Kim derse ki bize; Mutlu olmak için asla olumsuz bir şey düşünme, sadece olumluları düşün. O zaman zihnin senin önüne servis ettiği tek şey; O düşünmemeye çalıştığın şeydir. Çünkü insanoğlu bir şeyi düşünmemeye çalıştığında, işe o düşünmemeyi çalıştığı şeyi düşünerek başlar öncelikle. İnsanoğlu şu anda tamamen araçlarının araçları haline gelmiş durumda. Teknolojik aletler hayatımızı sarmış durumda. Andan kopan, anı yaşayamayan milyonlarca insanız. Araçlarımızı amaçlarımız haline getirmemeliyiz.

Yanlış anlaşılmasın; Eskide kalmış teknolojiden uzak zamanlar harika, şimdi her şeyin çok hızlı olduğu yeni dönemler de çok kötü demiyorum. Hepsini kombine edebilmeli insan. İçlerinden kendim için ihtiyacım olanları ihtiyacım olduğu anlarda seçebilip, onları hayatıma -kendi kontrolümde- dahil etmeliyim.

İYİ HİSSEDİZM

Hayat değerleri en önemli şeydir.

Hayatta esas mutluluk; mutlu hissetmekten ziyade bu hayatta nasıl bir insan olmak istediğinizi bilip, bu doğrultuda -acılarla birlikte de olsa- adım atarak hissettiğimiz duygulardır. Zihniniz size ‘Ne oldu adım attın da başın göğe mi erdi’ dediğinde bile ona ‘En azından adım attım’ diyebilmektir. Biz buna gelişmek, biz buna cesaret diyoruz.
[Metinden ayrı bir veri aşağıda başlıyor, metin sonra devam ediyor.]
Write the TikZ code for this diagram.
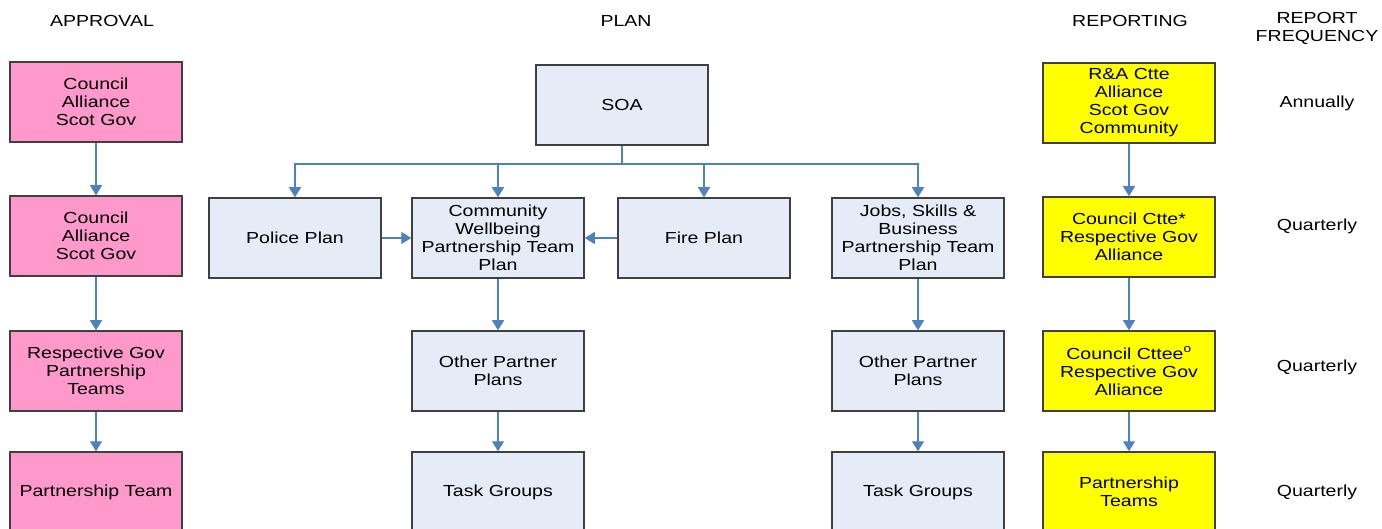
\documentclass[tikz,border=0pt]{standalone}
\usepackage{fontspec}
\setmainfont{Liberation Sans}
\newfontfamily\widefont[FakeStretch=1.22]{Liberation Sans}
\usetikzlibrary{arrows.meta}

\definecolor{approvalpink}{HTML}{FF99CC}
\definecolor{planblue}{HTML}{E5ECF7}
\definecolor{reportyellow}{HTML}{FFFF00}
\definecolor{linkblue}{HTML}{4F81BD}
\definecolor{boxedge}{HTML}{404040}

\tikzset{
    box/.style={draw=boxedge, line width=1.5pt, minimum width=172pt, minimum height=80pt,
        align=center, font=\widefont\fontsize{16}{18}\selectfont, inner sep=2pt},
    approvalbox/.style={box, fill=approvalpink},
    planbox/.style={box, fill=planblue},
    reportbox/.style={box, fill=reportyellow},
    link/.style={draw=linkblue, line width=1.4pt, -{Triangle[width=12pt,length=10pt]}},
    heading/.style={font=\widefont\fontsize{16}{18}\selectfont, align=center},
}

\begin{document}
\begin{tikzpicture}[x=1pt, y=-1pt]

    \clip (0,0) rectangle (1382,529);

% headings
    \node[heading] (hApproval) at (102,21) {APPROVAL};
    \node[heading] (hPlan) at (626,21) {PLAN};
    \node[heading] (hReporting) at (1130,21) {REPORTING};
    \node[heading] (hFrequency) at (1317,28) {REPORT\\FREQUENCY};

% approval column
    \node[approvalbox] (approvalA) at (96,102) {Council\\Alliance\\Scot Gov};
    \node[approvalbox] (approvalB) at (96,236) {Council\\Alliance\\Scot Gov};
    \node[approvalbox] (approvalC) at (96,371) {Respective Gov\\Partnership\\Teams};
    \node[approvalbox] (approvalD) at (96,492) {Partnership Team};

    \draw[link] (approvalA) -- (approvalB);
    \draw[link] (approvalB) -- (approvalC);
    \draw[link] (approvalC) -- (approvalD);

% plan column
    \node[planbox] (soa) at (622,105) {SOA};
    \node[planbox] (police) at (295,238) {Police Plan};
    \node[planbox] (wellbeing) at (498,238) {Community\\Wellbeing\\Partnership Team\\Plan};
    \node[planbox] (fire) at (704,238) {Fire Plan};
    \node[planbox] (jobs) at (918,238) {Jobs, Skills \&\\Business\\Partnership Team\\Plan};

    \node[planbox] (otherA) at (498,371) {Other Partner\\Plans};
    \node[planbox] (otherB) at (918,371) {Other Partner\\Plans};
    \node[planbox] (taskA) at (498,492) {Task Groups};
    \node[planbox] (taskB) at (918,492) {Task Groups};

% soa to plans
    \coordinate (bus) at (622,164);
    \draw[draw=linkblue, line width=1.4pt] (soa.south) -- (bus);
    \draw[link] (bus) -| (police.north);
    \draw[link] (bus) -| (wellbeing.north);
    \draw[link] (bus) -| (fire.north);
    \draw[link] (bus) -| (jobs.north);

    \draw[link] (police) -- (wellbeing);
    \draw[link] (fire) -- (wellbeing);

    \draw[link] (wellbeing) -- (otherA);
    \draw[link] (otherA) -- (taskA);
    \draw[link] (jobs) -- (otherB);
    \draw[link] (otherB) -- (taskB);

% reporting column
    \node[reportbox] (reportA) at (1129,103) {R\&A Ctte\\Alliance\\Scot Gov\\Community};
    \node[reportbox] (reportB) at (1129,237) {Council Ctte*\\Respective Gov\\Alliance};
    \node[reportbox] (reportC) at (1129,371) {Council Cttee\textsuperscript{o}\\Respective Gov\\Alliance};
    \node[reportbox] (reportD) at (1129,492) {Partnership\\Teams};

    \draw[link] (reportA) -- (reportB);
    \draw[link] (reportB) -- (reportC);
    \draw[link] (reportC) -- (reportD);

% frequency
    \node[heading] (freqA) at (1317,103) {Annually};
    \node[heading] (freqB) at (1317,226) {Quarterly};
    \node[heading] (freqC) at (1317,367) {Quarterly};
    \node[heading] (freqD) at (1317,492) {Quarterly};

\end{tikzpicture}
\end{document}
Çünkü cesur olmak korkmamak demek değildir. Cesur olmak korkunla birlikte olduğun yerde olmak demektir. O yüzden iyi hissetmek ve İYİ HİSSEDİZM bir duygu değil, atmış olduğumuz adımlarla bu hayatta varmak istediğimiz noktaya ve olmak istediğimiz insana doğru -sonunda ulaşamasak bile- atmış olduğumuz o gönülsüz gönüllü adımlar neticesinde, her attığımız adımla gelen hissiyattır. Bu da en büyük gururdur.